• **The problem**
Return the listing below unchanged, minus its pictures.

• **Source excerpt**
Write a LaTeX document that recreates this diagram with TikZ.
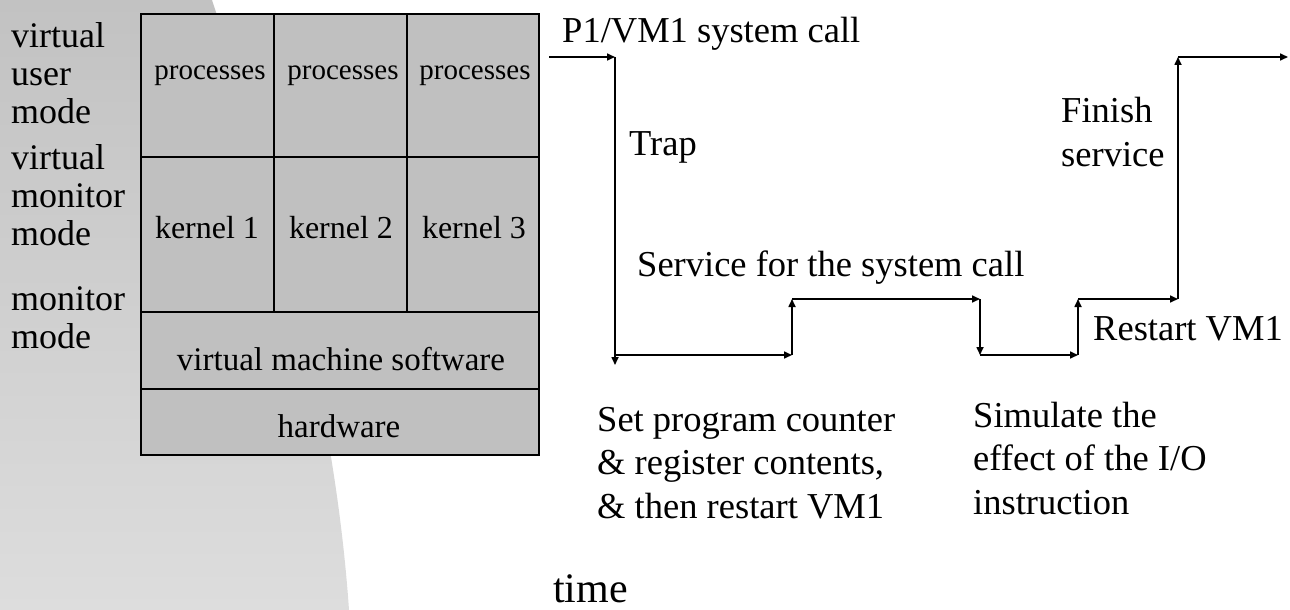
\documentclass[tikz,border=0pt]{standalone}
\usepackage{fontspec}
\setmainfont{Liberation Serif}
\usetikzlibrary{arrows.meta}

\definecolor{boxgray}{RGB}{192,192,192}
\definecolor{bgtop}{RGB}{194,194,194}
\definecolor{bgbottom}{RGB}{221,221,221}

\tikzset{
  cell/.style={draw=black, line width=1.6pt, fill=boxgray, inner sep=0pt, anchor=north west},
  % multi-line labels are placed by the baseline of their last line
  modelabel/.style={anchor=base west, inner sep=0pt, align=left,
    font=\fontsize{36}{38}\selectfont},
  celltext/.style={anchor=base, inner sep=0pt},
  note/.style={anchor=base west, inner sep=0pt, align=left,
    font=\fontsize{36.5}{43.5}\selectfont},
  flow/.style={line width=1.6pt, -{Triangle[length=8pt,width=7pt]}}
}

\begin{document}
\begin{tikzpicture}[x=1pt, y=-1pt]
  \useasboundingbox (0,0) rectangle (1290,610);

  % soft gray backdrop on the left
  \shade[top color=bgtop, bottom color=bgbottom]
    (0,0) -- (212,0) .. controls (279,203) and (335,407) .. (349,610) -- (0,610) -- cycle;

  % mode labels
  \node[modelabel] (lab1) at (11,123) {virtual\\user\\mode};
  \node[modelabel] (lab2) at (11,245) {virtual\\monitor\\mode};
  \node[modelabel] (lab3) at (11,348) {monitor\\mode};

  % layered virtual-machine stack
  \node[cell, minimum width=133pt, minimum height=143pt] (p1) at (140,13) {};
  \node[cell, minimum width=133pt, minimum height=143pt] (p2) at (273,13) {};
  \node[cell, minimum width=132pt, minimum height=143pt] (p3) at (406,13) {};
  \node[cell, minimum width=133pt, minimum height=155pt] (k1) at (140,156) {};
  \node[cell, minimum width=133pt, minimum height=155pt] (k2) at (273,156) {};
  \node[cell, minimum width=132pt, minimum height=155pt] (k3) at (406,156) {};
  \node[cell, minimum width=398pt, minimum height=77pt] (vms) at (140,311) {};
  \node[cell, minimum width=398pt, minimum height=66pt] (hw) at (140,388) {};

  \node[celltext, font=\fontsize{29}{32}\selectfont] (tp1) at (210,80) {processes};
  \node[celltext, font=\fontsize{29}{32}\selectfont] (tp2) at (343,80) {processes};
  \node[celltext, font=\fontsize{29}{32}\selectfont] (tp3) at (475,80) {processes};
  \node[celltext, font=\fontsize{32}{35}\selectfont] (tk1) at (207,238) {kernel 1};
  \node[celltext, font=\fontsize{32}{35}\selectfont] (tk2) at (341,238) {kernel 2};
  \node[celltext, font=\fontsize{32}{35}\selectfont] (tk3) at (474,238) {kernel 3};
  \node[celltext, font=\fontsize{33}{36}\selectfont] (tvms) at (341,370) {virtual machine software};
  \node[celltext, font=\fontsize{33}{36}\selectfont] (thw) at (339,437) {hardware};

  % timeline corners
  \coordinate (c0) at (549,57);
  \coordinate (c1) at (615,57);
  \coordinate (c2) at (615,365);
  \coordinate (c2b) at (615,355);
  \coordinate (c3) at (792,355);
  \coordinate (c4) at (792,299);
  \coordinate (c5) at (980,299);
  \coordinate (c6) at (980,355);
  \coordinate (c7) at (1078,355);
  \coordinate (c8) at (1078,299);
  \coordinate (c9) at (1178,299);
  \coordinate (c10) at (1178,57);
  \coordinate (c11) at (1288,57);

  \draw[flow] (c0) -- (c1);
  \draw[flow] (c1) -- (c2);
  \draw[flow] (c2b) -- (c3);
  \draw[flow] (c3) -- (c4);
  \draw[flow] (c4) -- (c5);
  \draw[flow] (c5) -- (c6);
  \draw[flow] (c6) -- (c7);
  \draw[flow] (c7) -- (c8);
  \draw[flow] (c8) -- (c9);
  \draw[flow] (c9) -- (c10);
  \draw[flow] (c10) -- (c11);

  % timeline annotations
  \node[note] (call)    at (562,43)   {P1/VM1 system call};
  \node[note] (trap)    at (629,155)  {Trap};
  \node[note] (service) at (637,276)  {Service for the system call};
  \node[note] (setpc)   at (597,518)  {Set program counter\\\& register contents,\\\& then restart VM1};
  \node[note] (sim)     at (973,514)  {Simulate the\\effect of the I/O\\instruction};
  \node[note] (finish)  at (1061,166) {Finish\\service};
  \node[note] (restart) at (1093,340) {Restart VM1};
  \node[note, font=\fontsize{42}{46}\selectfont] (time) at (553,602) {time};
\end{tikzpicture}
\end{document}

• **Result below**
Write a LaTeX document that recreates this diagram with TikZ.
\documentclass[tikz,border=0pt]{standalone}
\usepackage{fontspec}
\setmainfont{Liberation Serif}
\usetikzlibrary{arrows.meta}

\definecolor{boxgray}{RGB}{192,192,192}
\definecolor{bgtop}{RGB}{194,194,194}
\definecolor{bgbottom}{RGB}{221,221,221}

\tikzset{
  cell/.style={draw=black, line width=1.6pt, fill=boxgray, inner sep=0pt, anchor=north west},
  % multi-line labels are placed by the baseline of their last line
  modelabel/.style={anchor=base west, inner sep=0pt, align=left,
    font=\fontsize{36}{38}\selectfont},
  celltext/.style={anchor=base, inner sep=0pt},
  note/.style={anchor=base west, inner sep=0pt, align=left,
    font=\fontsize{36.5}{43.5}\selectfont},
  flow/.style={line width=1.6pt, -{Triangle[length=8pt,width=7pt]}}
}

\begin{document}
\begin{tikzpicture}[x=1pt, y=-1pt]
  \useasboundingbox (0,0) rectangle (1290,610);

  % soft gray backdrop on the left
  \shade[top color=bgtop, bottom color=bgbottom]
    (0,0) -- (212,0) .. controls (279,203) and (335,407) .. (349,610) -- (0,610) -- cycle;

  % mode labels
  \node[modelabel] (lab1) at (11,123) {virtual\\user\\mode};
  \node[modelabel] (lab2) at (11,245) {virtual\\monitor\\mode};
  \node[modelabel] (lab3) at (11,348) {monitor\\mode};

  % layered virtual-machine stack
  \node[cell, minimum width=133pt, minimum height=143pt] (p1) at (140,13) {};
  \node[cell, minimum width=133pt, minimum height=143pt] (p2) at (273,13) {};
  \node[cell, minimum width=132pt, minimum height=143pt] (p3) at (406,13) {};
  \node[cell, minimum width=133pt, minimum height=155pt] (k1) at (140,156) {};
  \node[cell, minimum width=133pt, minimum height=155pt] (k2) at (273,156) {};
  \node[cell, minimum width=132pt, minimum height=155pt] (k3) at (406,156) {};
  \node[cell, minimum width=398pt, minimum height=77pt] (vms) at (140,311) {};
  \node[cell, minimum width=398pt, minimum height=66pt] (hw) at (140,388) {};

  \node[celltext, font=\fontsize{29}{32}\selectfont] (tp1) at (210,80) {processes};
  \node[celltext, font=\fontsize{29}{32}\selectfont] (tp2) at (343,80) {processes};
  \node[celltext, font=\fontsize{29}{32}\selectfont] (tp3) at (475,80) {processes};
  \node[celltext, font=\fontsize{32}{35}\selectfont] (tk1) at (207,238) {kernel 1};
  \node[celltext, font=\fontsize{32}{35}\selectfont] (tk2) at (341,238) {kernel 2};
  \node[celltext, font=\fontsize{32}{35}\selectfont] (tk3) at (474,238) {kernel 3};
  \node[celltext, font=\fontsize{33}{36}\selectfont] (tvms) at (341,370) {virtual machine software};
  \node[celltext, font=\fontsize{33}{36}\selectfont] (thw) at (339,437) {hardware};

  % timeline corners
  \coordinate (c0) at (549,57);
  \coordinate (c1) at (615,57);
  \coordinate (c2) at (615,365);
  \coordinate (c2b) at (615,355);
  \coordinate (c3) at (792,355);
  \coordinate (c4) at (792,299);
  \coordinate (c5) at (980,299);
  \coordinate (c6) at (980,355);
  \coordinate (c7) at (1078,355);
  \coordinate (c8) at (1078,299);
  \coordinate (c9) at (1178,299);
  \coordinate (c10) at (1178,57);
  \coordinate (c11) at (1288,57);

  \draw[flow] (c0) -- (c1);
  \draw[flow] (c1) -- (c2);
  \draw[flow] (c2b) -- (c3);
  \draw[flow] (c3) -- (c4);
  \draw[flow] (c4) -- (c5);
  \draw[flow] (c5) -- (c6);
  \draw[flow] (c6) -- (c7);
  \draw[flow] (c7) -- (c8);
  \draw[flow] (c8) -- (c9);
  \draw[flow] (c9) -- (c10);
  \draw[flow] (c10) -- (c11);

  % timeline annotations
  \node[note] (call)    at (562,43)   {P1/VM1 system call};
  \node[note] (trap)    at (629,155)  {Trap};
  \node[note] (service) at (637,276)  {Service for the system call};
  \node[note] (setpc)   at (597,518)  {Set program counter\\\& register contents,\\\& then restart VM1};
  \node[note] (sim)     at (973,514)  {Simulate the\\effect of the I/O\\instruction};
  \node[note] (finish)  at (1061,166) {Finish\\service};
  \node[note] (restart) at (1093,340) {Restart VM1};
  \node[note, font=\fontsize{42}{46}\selectfont] (time) at (553,602) {time};
\end{tikzpicture}
\end{document}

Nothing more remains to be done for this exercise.